[begin Stored rows]

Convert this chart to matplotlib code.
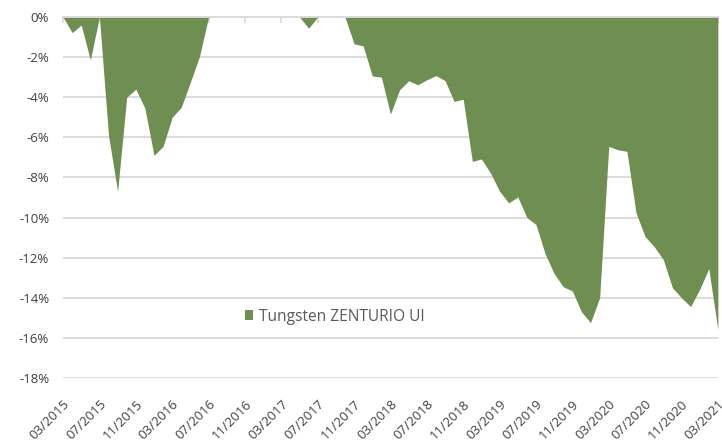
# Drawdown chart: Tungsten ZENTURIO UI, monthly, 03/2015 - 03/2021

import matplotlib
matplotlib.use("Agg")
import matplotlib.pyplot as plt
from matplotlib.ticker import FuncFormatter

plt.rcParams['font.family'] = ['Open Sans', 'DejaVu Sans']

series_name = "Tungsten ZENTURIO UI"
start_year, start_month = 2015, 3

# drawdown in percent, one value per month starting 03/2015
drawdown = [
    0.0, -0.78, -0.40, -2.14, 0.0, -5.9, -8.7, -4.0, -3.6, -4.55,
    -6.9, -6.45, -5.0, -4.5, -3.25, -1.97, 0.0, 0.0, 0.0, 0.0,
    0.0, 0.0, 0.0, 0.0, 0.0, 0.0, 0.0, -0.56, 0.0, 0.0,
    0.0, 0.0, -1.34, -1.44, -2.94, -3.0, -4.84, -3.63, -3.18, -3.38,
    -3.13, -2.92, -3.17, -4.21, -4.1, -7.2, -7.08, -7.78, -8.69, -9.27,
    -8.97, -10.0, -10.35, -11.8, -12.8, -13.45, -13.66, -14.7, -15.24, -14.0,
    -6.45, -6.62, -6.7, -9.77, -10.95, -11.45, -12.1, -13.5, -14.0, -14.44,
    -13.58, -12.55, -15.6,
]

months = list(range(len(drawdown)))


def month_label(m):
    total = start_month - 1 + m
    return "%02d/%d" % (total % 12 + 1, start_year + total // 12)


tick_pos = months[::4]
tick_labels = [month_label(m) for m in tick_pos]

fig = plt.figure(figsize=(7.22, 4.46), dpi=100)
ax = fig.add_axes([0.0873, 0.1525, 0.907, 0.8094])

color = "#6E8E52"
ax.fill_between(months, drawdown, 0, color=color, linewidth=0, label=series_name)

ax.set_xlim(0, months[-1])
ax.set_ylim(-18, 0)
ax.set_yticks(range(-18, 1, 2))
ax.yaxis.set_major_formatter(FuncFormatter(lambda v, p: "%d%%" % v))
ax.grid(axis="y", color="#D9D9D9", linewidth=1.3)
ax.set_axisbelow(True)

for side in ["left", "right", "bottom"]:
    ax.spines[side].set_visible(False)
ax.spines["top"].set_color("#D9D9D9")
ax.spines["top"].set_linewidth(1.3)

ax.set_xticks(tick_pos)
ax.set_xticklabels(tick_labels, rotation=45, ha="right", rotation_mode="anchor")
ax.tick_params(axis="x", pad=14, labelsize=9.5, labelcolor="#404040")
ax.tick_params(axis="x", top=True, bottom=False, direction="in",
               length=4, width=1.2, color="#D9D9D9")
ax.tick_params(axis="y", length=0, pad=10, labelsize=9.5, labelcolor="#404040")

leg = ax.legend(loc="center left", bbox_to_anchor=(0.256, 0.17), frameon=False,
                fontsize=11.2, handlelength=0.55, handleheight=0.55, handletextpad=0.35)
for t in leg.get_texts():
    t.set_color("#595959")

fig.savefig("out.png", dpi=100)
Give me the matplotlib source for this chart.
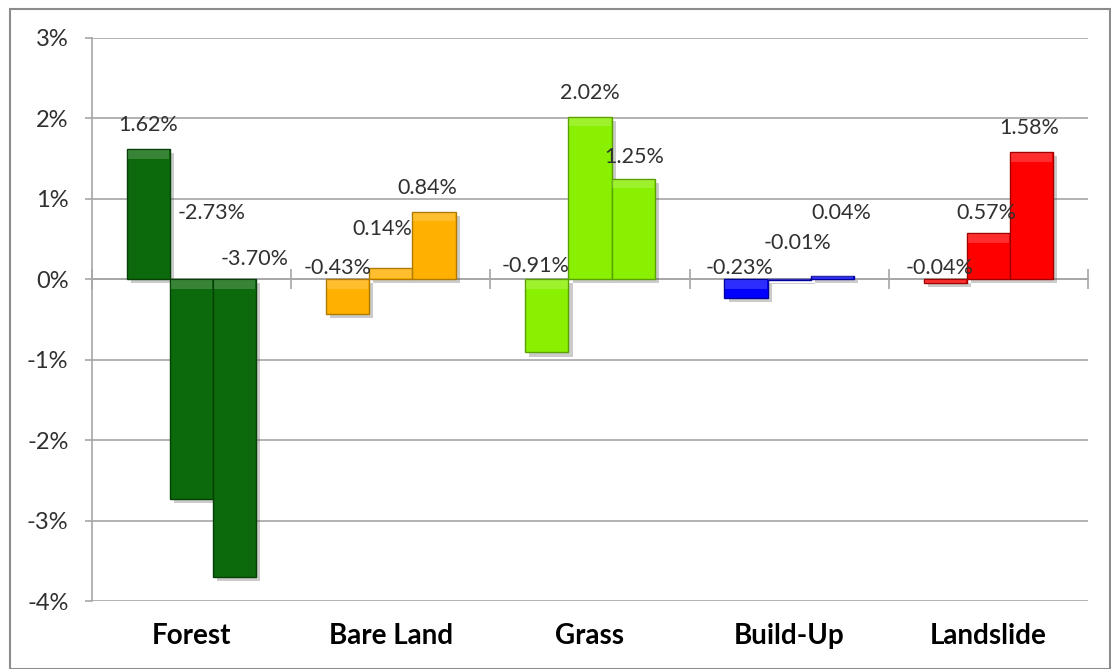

[end Stored rows]

Exactly as written, please give again the lines from the beginning of the listing through the line containing "from matplotlib.ticker import FuncFormatter", inclusive, without any pictures.

Convert this chart to matplotlib code.
# Drawdown chart: Tungsten ZENTURIO UI, monthly, 03/2015 - 03/2021

import matplotlib
matplotlib.use("Agg")
import matplotlib.pyplot as plt
from matplotlib.ticker import FuncFormatter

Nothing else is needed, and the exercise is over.